Lars Torunski added a comment - 03/Jul/05 01:58 AM
This issue should be changed to "Support GZIP compression filter libraries"

E.g.:
- http://sourceforge.net/projects/pjl-comp-filter
- http://opensource.atlassian.com/projects/spring/browse/SPR-787

The CacheFilter class can support different filters without implementing the GZIP stuff

Simone Avogadro added a comment - 06/Jul/05 08:54 AM
We are currently working on this too, but we are taking the following approach:
- GZip filter & Cache filter should be independent, we will use Caucho's Resin (www.caucho.com) own GZip filter, this way we delegate the broken-browser-support
- the "Accept-Encoding" header will be part of the cache's entry key
- the cache entry will hold the Response-Encoding value

let me know if I can submit a patch for this and from which sources may I start

Lars Torunski added a comment - 06/Jul/05 04:31 PM
We should implement this issue after the changes of the 2.2. release proved to be stable. Andres can provide a special branch for your changes.

Do you want to cache two responses for the same page, when one request accepts gzip encoding and the 2nd request doesn't support compressing?

Simone Avogadro added a comment - 07/Jul/05 05:36 AM
Yes, basically I would want to be able to cache separate reposnes based upon the following headers:
* Accept-Encoding
* Accept-Charset
* Accept-Language
* Accept

this way we would also resolve the annoing problem discussed when:
Client 1: GET /go/Home, Accept-Charset: UTF-8 => cache /go/Home with response charset UTF-8
Client 2: GET /go/Home, , Accept-Charset: ISO-8859-1 => response from cache is UTF-8, browser gets confused :-(

basically I would use all the Accept-* headers to form the key to cache, this is obviously redudant, but ensures reponse consistency

as to getting a special branch we can live with this and make this branch separately in house, but I feel the need to limit the number of differences between our current internal branches (with the patches I proposed in various points) and he official one.
is there any shedule for 2.2?

Lars Torunski added a comment - 07/Jul/05 02:28 PM
Simone, your problem should be fixed with CACHE-38 in the 2.1.1 release.

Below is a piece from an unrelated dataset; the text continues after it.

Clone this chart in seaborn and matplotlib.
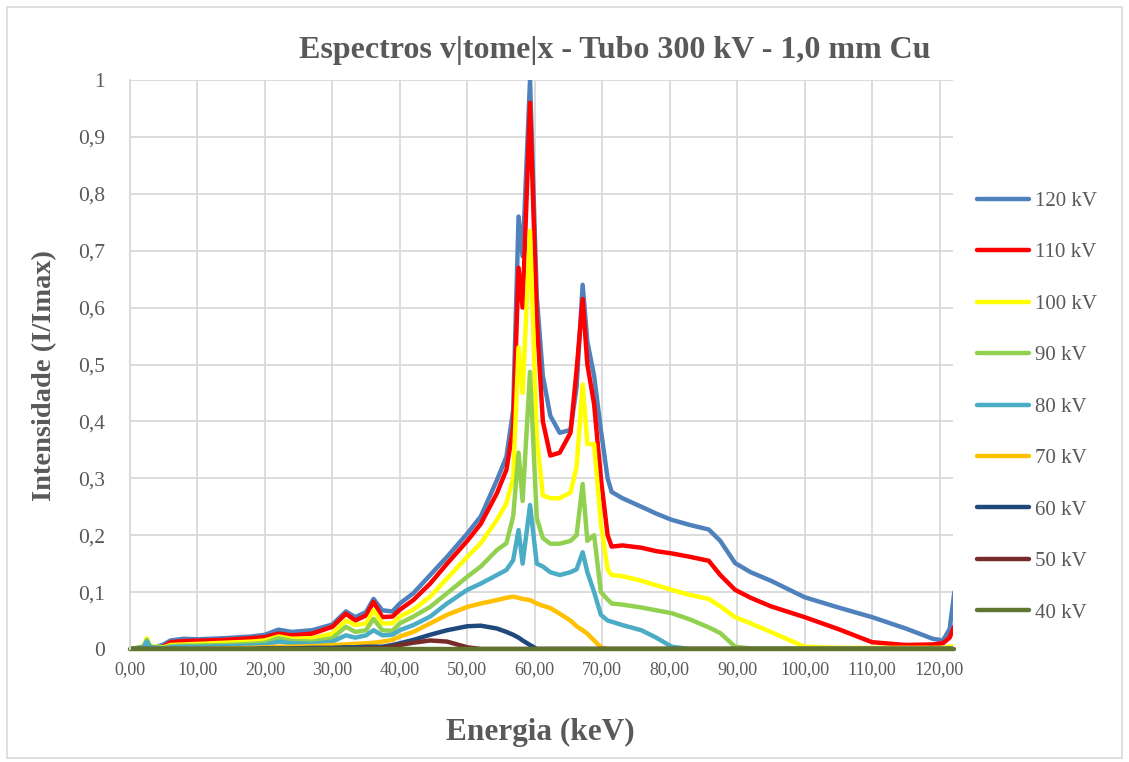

My focus would be to avoid caching different responses for the same page. If a user accesses a cached object, I would try to convert it to a different charset or to compress it etc. Following I would cache this converted response. The advantage is that every user gets the same content based on his accepted charset, encoding etc.

We havn't any schedule for 2.2 yet. Andres has to fix his assigned issues first.

Simone Avogadro added a comment - 08/Jul/05 02:31 AM
I will try 2.1.1 ASAP, however we are willing to keep multiple cached versions of the objects
this is our conclusion after taking into account different problems and different solutions, which leaded to the multiple-entry approach as the only viable solution
here are the three main reasons:
- we are currently using Resin's GZipFilter in front of OS-Cache and this degrades a lto performances under heavy load. On the same machine (Athlon64 3GHz) we can server about 4000 simultaneous users _without_ gzip, but can barely handle 1000 with GZip. This is because GZip is CPU intensive and saturates the CPU, on the other end without GZIp we are simply serving content from memory, which is basically near-0 cost
- after lot of work on char encodings I came to beliving that on-the-fly conversion is both CPU-expensive and too complex: this is a matter to be left to application servers. So basically doing on-the-fly trans-encoding would have the following problems:
    - CPU load
    - lost content: incomplete encodings like WINDOWS-1521 or ISO-8859-1 will lose some content, if the response is cached using one of these encodings then it will be inpossible to recover the lost content
- language: sometimes the server will reply differently depending on the preferred language of the client, if we ignore this behaviour we lose some of the webserver's funtionality

Lars Torunski added a comment - 22/Oct/06 10:36 AM
http://sourceforge.net/projects/pjl-comp-filter/
Version 1.4.5, released on 2006-10-15 is a backport of 1.6.2 to JDK 1.4

Does anybody has positive experiences with this filter?

CACHE-155 was implemented in release 2.2 and if this filters works fine, I will document the configuration of this filter and close this issue as "Won't Fix".